In a significant regulatory shift aimed at bolstering India’s startup ecosystem, the Securities and Exchange Board of India (SEBI) has approved a major amendment allowing startup founders to retain Employee Stock Options (ESOPs) even if they are classified as promoters, provided the ESOPs were granted at least one year prior to filing the Draft Red Herring Prospectus (DRHP).
The move, announced following SEBI’s latest board meeting, addresses a longstanding obstacle in the IPO journey for startups, where founders—often compensated through equity—were previously required to relinquish such options before going public. Industry leaders believe the change will encourage continued founder participation post-IPO and streamline public listing processes for high-growth, equity-heavy ventures.
“SEBI has announced several reformist changes that boost ease of doing business,” said Jyoti Prakash Gadia, Managing Director of Resurgent India.
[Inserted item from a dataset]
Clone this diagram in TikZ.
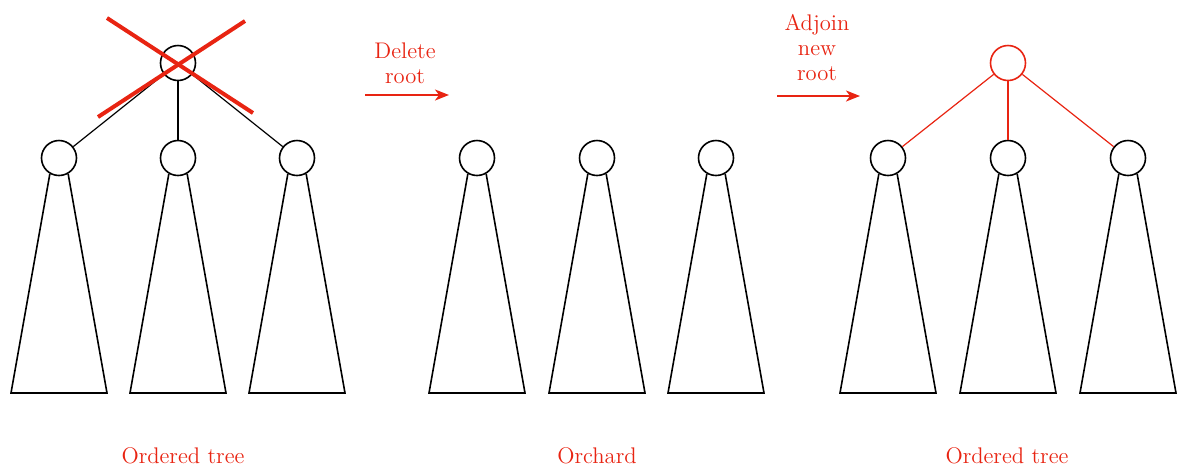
\documentclass[tikz,border=0pt]{standalone}
\usepackage{tikz,xcolor}
\usetikzlibrary{arrows.meta}
\definecolor{markred}{RGB}{232,36,18}

\begin{document}
\begin{tikzpicture}[x=0.5pt,y=-0.5pt,
    knot/.style={circle, draw, line width=0.8pt, minimum size=17.5pt, inner sep=0pt},
    twig/.style={line width=0.6pt},
    redtext/.style={text=markred, font=\fontsize{11.3}{12.5}\selectfont, align=center},
    stepline/.style={markred, line width=0.9pt, -{Stealth[length=7pt, width=5.5pt, inset=2pt]}}]

        \useasboundingbox (0,0) rectangle (1178,468);

        % Subtrees
        \foreach \t/\x in {a/59, b/178, c/297, d/477, e/597, f/716, g/888, h/1008, i/1128} {
            \node[knot] (\t) at (\x,158) {};
            \coordinate (\t L) at (\x-48,393);
            \coordinate (\t R) at (\x+48,393);
            \draw[line width=0.8pt] (\t.-120) -- (\t L) -- (\t R) -- (\t.-60);
        }

        % Left ordered tree with its root crossed out
        \node[knot] (oldroot) at (178,63) {};
        \draw[twig] (oldroot) -- (a);
        \draw[twig] (oldroot) -- (b);
        \draw[twig] (oldroot) -- (c);
        \coordinate (xa) at (107,18);
        \coordinate (xb) at (253,113);
        \coordinate (xc) at (245,21);
        \coordinate (xd) at (98,117);
        \draw[markred, line width=2pt] (xa) -- (xb);
        \draw[markred, line width=2pt] (xc) -- (xd);

        % Annotation for deleting the root
        \node[redtext] (deltext) at (405,63) {Delete\\root};
        \coordinate (del1) at (365,95);
        \coordinate (del2) at (449,95);
        \draw[stepline] (del1) -- (del2);

        % Annotation for adjoining a new root
        \node[redtext] (adjtext) at (817,48) {Adjoin\\new\\root};
        \coordinate (adj1) at (777,96);
        \coordinate (adj2) at (860,96);
        \draw[stepline] (adj1) -- (adj2);

        % Right ordered tree with the new root
        \node[knot, draw=markred] (newroot) at (1008,63) {};
        \draw[twig, markred] (newroot) -- (g);
        \draw[twig, markred] (newroot) -- (h);
        \draw[twig, markred] (newroot) -- (i);

        % Captions
        \node[redtext] (cap1) at (183,456) {Ordered tree};
        \node[redtext] (cap2) at (597,456) {Orchard};
        \node[redtext] (cap3) at (1007,456) {Ordered tree};

    \end{tikzpicture}
\end{document}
“The ESOP decision, in particular, will incentivise founders to stay invested beyond IPO and continue creating long-term value.”
New Framework for AIF Co-Investments
In addition to the ESOP reform, SEBI also unveiled a regulatory framework for co-investments in Alternative Investment Funds (AIFs). Under the new norms, sponsors, fund managers, and co-investors must co-invest on identical terms as the AIF itself—covering aspects such as pricing, timing of entry and exit, and valuation.
The regulator has also permitted AIFs (Categories I and II) to set up dedicated Co-Investment Vehicles (CIVs) that can issue separate units to co-investors, offering clearer structures and improved alignment with fund managers. This is expected to enhance the attractiveness of private market investments for institutional and high-net-worth investors, while also tightening governance and transparency standards.
“The approval of a dedicated CIV framework is a breakthrough reform. It removes longstanding friction and aligns India’s private capital market with global norms,” said Gopal Srinivasan, CMD of TVS Capital Funds.
Kush Gupta, Director at SKG Investment & Advisory, added,
“This change allows fund managers to attract more sophisticated capital and deliver better performance. It’s a timely move as AIFs grow into a $155 billion industry.”
Additional Capital Market Reforms
SEBI’s board meeting also introduced reforms in other key areas, including easing norms for Qualified Institutional Placements (QIPs) and classifying REITs and InvITs as equity instruments—intended to reduce compliance risk and deepen participation in India’s capital markets.
Collectively, these regulatory shifts reflect SEBI’s continued evolution toward a more facilitative and innovation-driven regime, tailored to support India’s rapidly growing startup sector, private capital market, and public market expansion.